Bruce Silverstein Gallery in New York City presents the early photographs of photographer André Kertész, taken between 1914 and 1936.

The exhibition brings together iconic and never-before-seen photographs of the Hungarian photographer, who cultivated a passion for the arts from a very young age. In an image from 1914 he photographed four men sitting on a ramp, fellow soldiers at the onset of war declared by Austria-Hungary on Serbia, lined up in a tight composition of light and shade.
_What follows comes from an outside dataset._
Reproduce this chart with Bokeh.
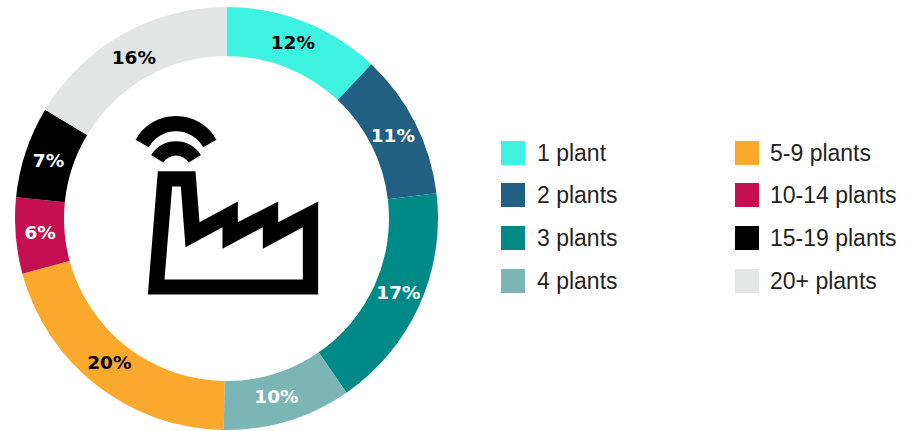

An early example of his work fluctuating between documentation and modernism.

Group of four men in trunks sitting on a ramp, 1914

Alexander Calder, Paris, 1929

Mondrian’s place, 1926

While influenced by Surrealism and Dada, and abstracting his views with daring crops and pioneering compositions, he never lost an observational approach to photography, nor his endless curiosity for everyday life as he strolled in the streets of Paris. As Henri Cartier-Bresson once said, “We all owe something to André Kertész”.

Chairs in the American Library, Paris, 1928

Chagall, Paris, 1933

Paris from the Eiffel Tower, 1933

The exhibition “The Visual Language of Modernity: The Early Photographs of André Kertész” is on view at Bruce Silverstein gallery, in New York City, until August 5.